I am interested in Coverdell Education Savings Accounts because they can be used to pay for private elementary and high schools. That seems like an advantage over 529 education savings plans. As I understand it, 529 accounts can only pay for college. Is my understanding correct?
And can I count on a Coverdell account after 2010? Are there any income restrictions on Coverdell accounts?
- R.G., Discovery Bay, Calif.
Unfortunately, you cannot count on Coverdell accounts to remain as attractive after 2010 unless Congress steps in and saves some of their important features.
Coverdell accounts are versatile. You can save money in them for years without being taxed on the earnings. And you can use the money you have saved to pay for private schools for young children and high school students.
You can even use them for educational expenses for any student, including computers and software. And you can use them to pay for college.
When you use the money from a Coverdell appropriately, you won't owe any tax on it.
You have less freedom with 529 college savings plans, which are offered by state governments. They can only be used tax-free for college.

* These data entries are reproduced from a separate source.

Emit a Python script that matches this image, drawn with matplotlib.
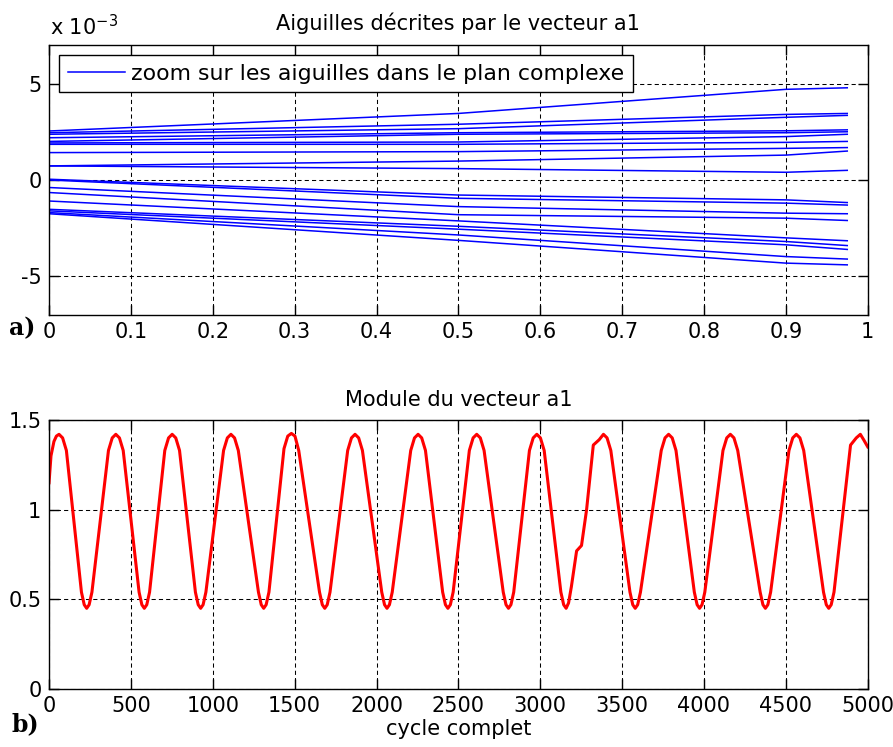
import matplotlib
matplotlib.use('Agg')
import matplotlib.pyplot as plt

# --- panel a) : needles, values in units of 1e-3 ---
needle_x = [0, 0.5, 0.9, 0.975]
needle_y = [
    [2.54, 3.45, 4.70, 4.78],
    [2.45, 2.89, 3.40, 3.45],
    [2.37, 2.66, 3.25, 3.35],
    [2.19, 2.45, 2.55, 2.60],
    [2.00, 2.37, 2.45, 2.50],
    [1.92, 1.97, 2.25, 2.37],
    [1.85, 1.85, 1.95, 2.00],
    [1.42, 1.47, 1.64, 1.68],
    [0.73, 0.98, 1.29, 1.50],
    [0.73, 0.59, 0.40, 0.50],
    [0.04, -0.78, -1.03, -1.17],
    [0.00, -0.95, -1.20, -1.30],
    [-0.39, -1.38, -1.72, -1.75],
    [-0.65, -1.80, -1.98, -2.10],
    [-1.09, -2.12, -3.00, -3.15],
    [-1.52, -2.40, -3.19, -3.40],
    [-1.60, -2.55, -3.36, -3.60],
    [-1.69, -2.85, -3.97, -4.10],
    [-1.75, -3.13, -4.31, -4.40],
]
legend_label = 'zoom sur les aiguilles dans le plan complexe'
top_xticks = [0, 0.1, 0.2, 0.3, 0.4, 0.5, 0.6, 0.7, 0.8, 0.9, 1]
top_xlabels = ['0', '0.1', '0.2', '0.3', '0.4', '0.5', '0.6', '0.7', '0.8', '0.9', '1']
top_yticks = [-5, 0, 5]

# --- panel b) : module of vector a1 ---
module_x = [0, 12, 30, 45, 61, 83, 106,
            198, 215, 230, 245, 262,
            363, 386, 408, 430, 453,
            550, 567, 582, 597, 614,
            707, 730, 752, 774, 797,
            894, 911, 926, 941, 958,
            1066, 1089, 1111, 1133, 1156,
            1279, 1296, 1311, 1326, 1343,
            1435, 1458, 1480, 1502, 1525,
            1652, 1669, 1684, 1699, 1716,
            1824, 1847, 1869, 1891, 1914,
            2032, 2049, 2064, 2079, 2096,
            2209, 2232, 2254, 2276, 2299,
            2404, 2421, 2436, 2451, 2468,
            2567, 2590, 2612, 2634, 2657,
            2774, 2791, 2806, 2821, 2838,
            2934, 2957, 2979, 3001, 3024,
            3126, 3143, 3158, 3173, 3190, 3222, 3252, 3283,
            3324, 3360, 3386, 3408, 3431,
            3548, 3565, 3580, 3595, 3612,
            3739, 3762, 3784, 3806, 3829,
            3941, 3958, 3973, 3988, 4005,
            4116, 4139, 4161, 4183, 4206,
            4343, 4360, 4375, 4390, 4407,
            4519, 4542, 4564, 4586, 4609,
            4730, 4747, 4762, 4777, 4794,
            4895, 4930, 4955, 4975, 5000]
module_y = [1.15, 1.30, 1.38, 1.41, 1.42, 1.40, 1.33,
            0.54, 0.47, 0.45, 0.47, 0.54,
            1.33, 1.40, 1.42, 1.40, 1.33,
            0.54, 0.47, 0.45, 0.47, 0.54,
            1.33, 1.40, 1.42, 1.40, 1.33,
            0.54, 0.47, 0.45, 0.47, 0.54,
            1.33, 1.40, 1.42, 1.40, 1.33,
            0.54, 0.47, 0.45, 0.47, 0.54,
            1.34, 1.41, 1.425, 1.41, 1.33,
            0.54, 0.47, 0.45, 0.47, 0.54,
            1.33, 1.40, 1.42, 1.40, 1.33,
            0.54, 0.47, 0.45, 0.47, 0.54,
            1.33, 1.40, 1.42, 1.40, 1.33,
            0.54, 0.47, 0.45, 0.47, 0.54,
            1.33, 1.40, 1.42, 1.40, 1.33,
            0.54, 0.47, 0.45, 0.47, 0.54,
            1.33, 1.40, 1.42, 1.40, 1.33,
            0.54, 0.47, 0.45, 0.48, 0.57, 0.77, 0.80, 1.00,
            1.36, 1.39, 1.42, 1.40, 1.33,
            0.54, 0.47, 0.45, 0.47, 0.54,
            1.33, 1.40, 1.42, 1.40, 1.33,
            0.54, 0.47, 0.45, 0.47, 0.54,
            1.33, 1.40, 1.42, 1.40, 1.33,
            0.54, 0.47, 0.45, 0.47, 0.54,
            1.33, 1.40, 1.42, 1.40, 1.33,
            0.54, 0.47, 0.45, 0.47, 0.54,
            1.36, 1.40, 1.42, 1.39, 1.35]
bottom_xticks = [0, 500, 1000, 1500, 2000, 2500, 3000, 3500, 4000, 4500, 5000]
bottom_yticks = [0, 0.5, 1, 1.5]
bottom_ylabels = ['0', '0.5', '1', '1.5']

plt.rcParams['font.family'] = 'DejaVu Sans'
plt.rcParams['font.size'] = 15
plt.rcParams['mathtext.default'] = 'regular'


def style_axes(ax):
    ax.set_axisbelow(True)
    ax.grid(True, color='black', linestyle=(0, (4, 3)), linewidth=0.75)
    ax.tick_params(direction='in', length=7.5, width=1, top=True, right=True,
                   labelsize=15, colors='black')
    ax.tick_params(axis='x', pad=5)
    ax.tick_params(axis='y', pad=5.5)
    for s in ax.spines.values():
        s.set_linewidth(1.0)
        s.set_color('black')


fig = plt.figure(figsize=(8.93, 7.47), dpi=100)
ax1 = fig.add_axes([0.0549, 0.5783, 0.9168, 0.3615])
ax2 = fig.add_axes([0.0549, 0.0776, 0.9168, 0.3602])

# top panel
for i, ys in enumerate(needle_y):
    ax1.plot(needle_x, [v * 1e-3 for v in ys], color='#0000ff', lw=1.1,
             label=legend_label if i == 0 else None)
ax1.set_xlim(0, 1)
ax1.set_ylim(-7e-3, 7e-3)
ax1.set_xticks(top_xticks)
ax1.set_xticklabels(top_xlabels)
ax1.set_yticks([v * 1e-3 for v in top_yticks])
ax1.set_yticklabels(['-5', '0', '5'])
style_axes(ax1)
ax1.set_title('Aiguilles décrites par le vecteur a1', pad=11, fontsize=15)
leg = ax1.legend(loc='upper left', fancybox=False, edgecolor='black', framealpha=1,
                 handlelength=2.6, borderpad=0.4, borderaxespad=0.45,
                 handletextpad=0.3, fontsize=15.8)
leg.get_frame().set_linewidth(1.0)

# bottom panel
ax2.plot(module_x, module_y, color='#ff0000', lw=2.2)
ax2.set_xlim(0, 5000)
ax2.set_ylim(0, 1.5)
ax2.set_xticks(bottom_xticks)
ax2.set_xticklabels([str(v) for v in bottom_xticks])
ax2.set_yticks(bottom_yticks)
ax2.set_yticklabels(bottom_ylabels)
style_axes(ax2)
ax2.set_title('Module du vecteur a1', pad=10, fontsize=15)
ax2.set_xlabel('cycle complet', labelpad=2)

# exponent and panel tags
fig.text(50 / 893, 1 - 35 / 747, 'x 10$^{-3}$', ha='left', va='baseline', fontsize=15)
fig.text(9 / 893, 1 - 335 / 747, 'a)', family='DejaVu Serif', weight='bold',
         fontsize=17, va='baseline')
fig.text(11 / 893, 1 - 731 / 747, 'b)', family='DejaVu Serif', weight='bold',
         fontsize=17, va='baseline')

fig.savefig('out.png', dpi=100)
plt.close(fig)
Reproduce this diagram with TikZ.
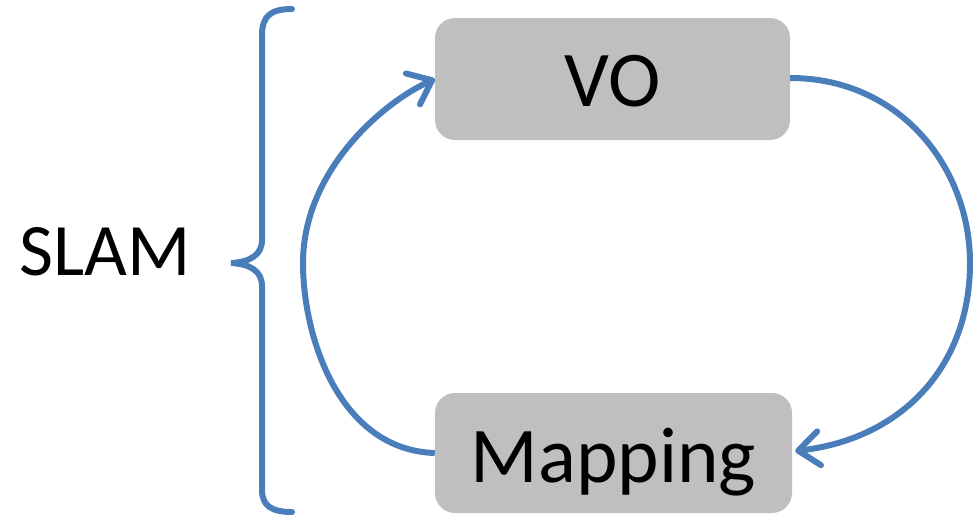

After 2010, however, Coverdell accounts stand to lose some of their bells and whistles.
By 2011, you would no longer be able to use Coverdell accounts to pay for elementary and high school, said Joseph Hurley, founder of SavingForCollege.com.
Furthermore, when you use Coverdell money to pay for college, you will not be able to use important credits when you do your taxes.
The money you pull out of the Coverdell will not be taxed, and that's valuable. But also valuable are tax credits known as the lifetime-learning credit and the hope credit. You claim them on your tax return, and they can be worth more than $2,000 a year for families with college students.
Last year, Congress passed an act that lets families use the tax credits along with 529 money but neglected to do the same for Coverdell accounts.
Hurley said Coverdells were ignored for two reasons: Because people can deposit only $2,000 a year in them, compared with over $100,000 for 529s, the financial-services industry had little interest in lobbying for Coverdells.
Also, he said, Coverdells are sometimes unpopular with Democrats because they can be used for private-school tuition.
Still, if your income is relatively high, you may not qualify for college tax credits anyway.
To take either of the tax credits when students are in college, your modified adjusted gross income must be less than $55,000 if single or $110,000 if married.
Also, to put money in a Coverdell account in the first place, your income must be below $110,000 if single or $220,000 if married.
You could still contribute to a Coverdell now, even if you are worried about what will happen in 2010.
Under current laws, you are allowed to move money from a Coverdell account to a 529 account later. You can also save for college in both 529 and Coverdell accounts.
So that leaves a lot of flexibility if Congress continues to snub Coverdells.